Table 5 Comparison of the obtained tumour detection accuracy from the proposed CNN-based system to previous work in which a classical approach was used with the same database as a unified benchmark

The proposed CNN-based system has achieved 99.55% accuracy for tumour diagnosis when selecting nine CNN layers. To ensure the credibility of the obtained results, a comparison with results from the literature was performed. The outcome of the proposed CNN-based system compared with those of three popular methods reported in the literature is reported in Table 6.
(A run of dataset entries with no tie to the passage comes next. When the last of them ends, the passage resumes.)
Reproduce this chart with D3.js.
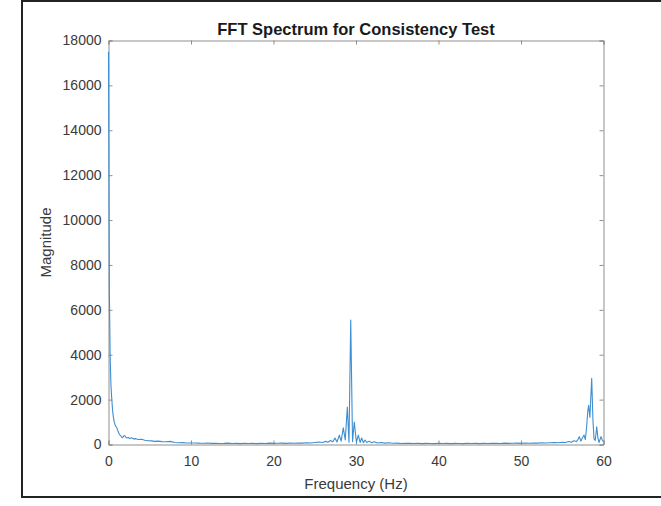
<!DOCTYPE html>
<html>
<head>
<meta charset="utf-8">
<script src="https://cdn.jsdelivr.net/npm/d3@7"></script>
<style>
  body { margin: 0; background: #fff; }
  svg { display: block; font-family: "Liberation Sans", Arial, Helvetica, sans-serif; }
</style>
</head>
<body>
<svg id="chart"></svg>
<script>
// frequency bins (Hz), denser where the curve moves
const freq = [
  0, 0.1, 0.2, 0.3, 0.4, 0.5, 0.6, 0.7, 0.8, 0.9, 1.0, 1.1, 1.2, 1.3, 1.4, 1.5, 1.6, 1.7, 1.8, 1.9,
  2.0, 2.1, 2.2, 2.4, 2.6, 2.8, 3.0, 3.3, 3.6, 4.0, 4.4, 4.8, 5.2, 5.6, 6.0, 6.5, 7.0, 7.5, 8.0, 8.5,
  9.0, 9.5, 10, 10.5, 11, 11.5, 12, 12.5, 13, 13.5, 14, 14.5, 15, 15.5, 16, 16.5, 17, 17.5, 18, 18.5,
  19, 19.5, 20, 20.5, 21, 21.5, 22, 22.5, 23, 23.5, 24, 24.5, 25, 25.5, 26, 26.3, 26.6, 26.9, 27.2, 27.45,
  27.7, 27.98, 28.2, 28.46, 28.7, 28.95, 29.15, 29.36, 29.58, 29.79, 30.05, 30.28, 30.5, 30.69, 30.9, 31.09, 31.3, 31.6, 31.9, 32.2,
  32.6, 33, 33.5, 34, 34.5, 35, 35.5, 36, 36.5, 37, 37.5, 38, 38.5, 39, 39.5, 40, 40.5, 41, 41.5, 42,
  42.5, 43, 43.5, 44, 44.5, 45, 45.5, 46, 46.5, 47, 47.5, 48, 48.5, 49, 49.5, 50, 50.5, 51, 51.5, 52,
  52.5, 53, 53.5, 54, 54.5, 55, 55.4, 55.8, 56.1, 56.4, 56.7, 56.9, 57.07, 57.25, 57.45, 57.64, 57.8, 57.96, 58.1, 58.2,
  58.35, 58.57, 58.72, 58.85, 59.0, 59.18, 59.32, 59.45, 59.7, 59.85, 60
];

// magnitude at each bin
const magnitude = [
  17500, 7000, 3900, 2600, 2000, 1500, 1200, 1000, 880, 800, 760, 640, 560, 470, 420, 380, 330, 300, 350, 400,
  380, 330, 290, 310, 270, 300, 250, 260, 220, 230, 190, 170, 160, 140, 150, 130, 120, 140, 90, 80,
  85, 70, 65, 70, 60, 55, 65, 50, 55, 45, 50, 60, 45, 50, 40, 55, 45, 50, 40, 55,
  45, 60, 50, 55, 60, 50, 65, 55, 70, 60, 80, 70, 90, 110, 90, 140, 100, 180, 120, 290,
  110, 420, 150, 740, 200, 1670, 100, 5550, 120, 1000, 100, 420, 90, 290, 80, 200, 90, 150, 80, 120,
  70, 90, 60, 75, 55, 60, 45, 55, 50, 45, 55, 40, 50, 45, 40, 55, 45, 50, 40, 50,
  45, 40, 55, 45, 50, 40, 55, 45, 50, 55, 45, 60, 50, 55, 60, 50, 65, 55, 70, 60,
  75, 65, 80, 90, 80, 100, 90, 130, 100, 170, 130, 220, 350, 150, 300, 420, 220, 800, 1500, 1750,
  1200, 2950, 1100, 250, 180, 790, 300, 90, 350, 200, 120
];

const xTicks = [0, 10, 20, 30, 40, 50, 60];
const yTicks = [0, 2000, 4000, 6000, 8000, 10000, 12000, 14000, 16000, 18000];

const width = 661, height = 506;
const plot = { left: 108.5, right: 603.5, top: 40.5, bottom: 444.5 };
const axisGray = '#8f8f8f';
const textGray = '#3a3a3a';

const svg = d3.select('#chart')
  .attr('width', width)
  .attr('height', height);

// outer figure frame
svg.append('path')
  .attr('d', `M${width + 5},1 H22 V497 H${width + 5}`)
  .attr('fill', 'none')
  .attr('stroke', '#222')
  .attr('stroke-width', 2);

const x = d3.scaleLinear().domain([0, 60]).range([plot.left, plot.right]);
const y = d3.scaleLinear().domain([0, 18000]).range([plot.bottom, plot.top]);

const tickLen = 4;

// axes with inward ticks, matlab style box
const bottomAxis = svg.append('g')
  .attr('transform', `translate(0,${plot.bottom})`)
  .call(d3.axisBottom(x).tickValues(xTicks).tickSize(-tickLen).tickPadding(12).tickFormat(d3.format('d')));
const topAxis = svg.append('g')
  .attr('transform', `translate(0,${plot.top})`)
  .call(d3.axisTop(x).tickValues(xTicks).tickSize(-tickLen).tickFormat(''));
const leftAxis = svg.append('g')
  .attr('transform', `translate(${plot.left},0)`)
  .call(d3.axisLeft(y).tickValues(yTicks).tickSize(-tickLen).tickPadding(7).tickFormat(d3.format('d')));
const rightAxis = svg.append('g')
  .attr('transform', `translate(${plot.right},0)`)
  .call(d3.axisRight(y).tickValues(yTicks).tickSize(-tickLen).tickFormat(''));

[bottomAxis, topAxis, leftAxis, rightAxis].forEach(g => {
  g.select('.domain').attr('stroke', axisGray).attr('stroke-width', 1);
  g.selectAll('.tick line').attr('stroke', axisGray);
  g.selectAll('.tick text')
    .attr('fill', textGray)
    .style('font-size', '14px')
    .style('font-family', '"Liberation Sans", Arial, sans-serif');
});

// spectrum line
const line = d3.line()
  .x((d, i) => x(freq[i]))
  .y(d => y(d));

svg.append('path')
  .datum(magnitude)
  .attr('d', line)
  .attr('fill', 'none')
  .attr('stroke', '#3d8fd1')
  .attr('stroke-width', 1.1)
  .attr('stroke-linejoin', 'round');

// labels
svg.append('text')
  .attr('x', (plot.left + plot.right) / 2)
  .attr('y', 35)
  .attr('text-anchor', 'middle')
  .style('font-size', '16.5px')
  .style('font-weight', 'bold')
  .attr('fill', '#1a1a1a')
  .text('FFT Spectrum for Consistency Test');

svg.append('text')
  .attr('x', (plot.left + plot.right) / 2)
  .attr('y', 489)
  .attr('text-anchor', 'middle')
  .style('font-size', '15px')
  .attr('fill', textGray)
  .text('Frequency (Hz)');

svg.append('text')
  .attr('transform', `translate(51,${(plot.top + plot.bottom) / 2}) rotate(-90)`)
  .attr('text-anchor', 'middle')
  .style('font-size', '15px')
  .attr('fill', textGray)
  .text('Magnitude');
</script>
</body>
</html>
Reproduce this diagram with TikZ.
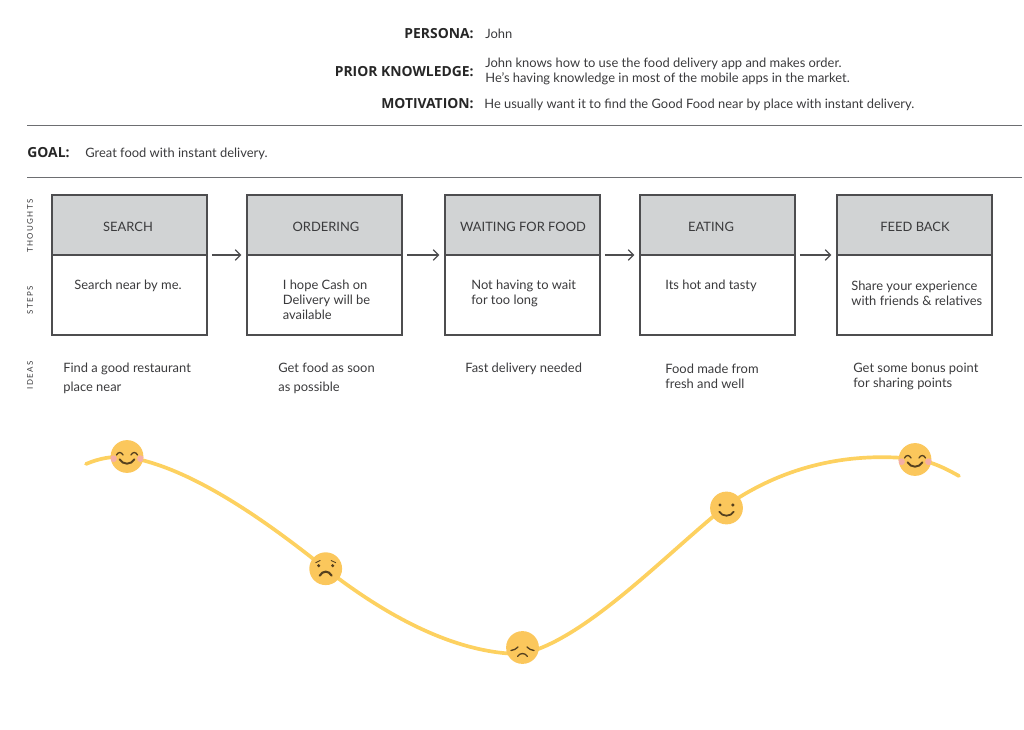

Table 6 Comparison of the proposed CNN-based brain tumour detection approach against some former state-of-the-art methods

4.4 Tumour localization accuracy analysis

Simulation experiments have been conducted to show the performance of the proposed system in fulfiling the tumour localization task. A comparison with other studies found in the literature is shown in Table 7. It is clear that the proposed system is superior to the others in terms of the network size, sensitivity and DICE metrics but not the PPV metric. A sample of visual results from the MRIs database used in the localization phase of the experimental work is shown in Fig. 4.

Fig. 4
figure 4

Visual results in the axial view from the localization phase. The top row shows the T2 modality. The second row shows the ground truth. The bottom row shows the segmented images

Table 7 Performance analysis of the developed localization R-CNN-based method compared to other methods in the literature

5 Conclusions

This paper has proposed a two-phase multi-model deep learning-based system for brain tumour detection and localization from MRIs. The main goals of this study are to classify MRIs into normal and abnormal images according to the absence or presence of a brain tumour and to accurately localize the tumour within the abnormal MRIs. The first system phase employed CNN and ECOC-SVM approaches for feature extraction and classification, respectively. A five-layer R-CNN was used for tumour localization in the second system phase. The tumour detection phase was evaluated using 349 MRIs extracted from the RIDER Neuro MRI database. The empirical work has shown that the method achieved an accuracy of 99.55%. The tumour localization phase was evaluated using the BraTS 2013 database, and a DICE score of 0.87 has been achieved using 804 3D MRIs. The accomplished results proved the superiority of the proposed deep learning-based method for tumour detection and demonstrate the superiority of the whole system’s performance concerning both tumour detection and localization measures.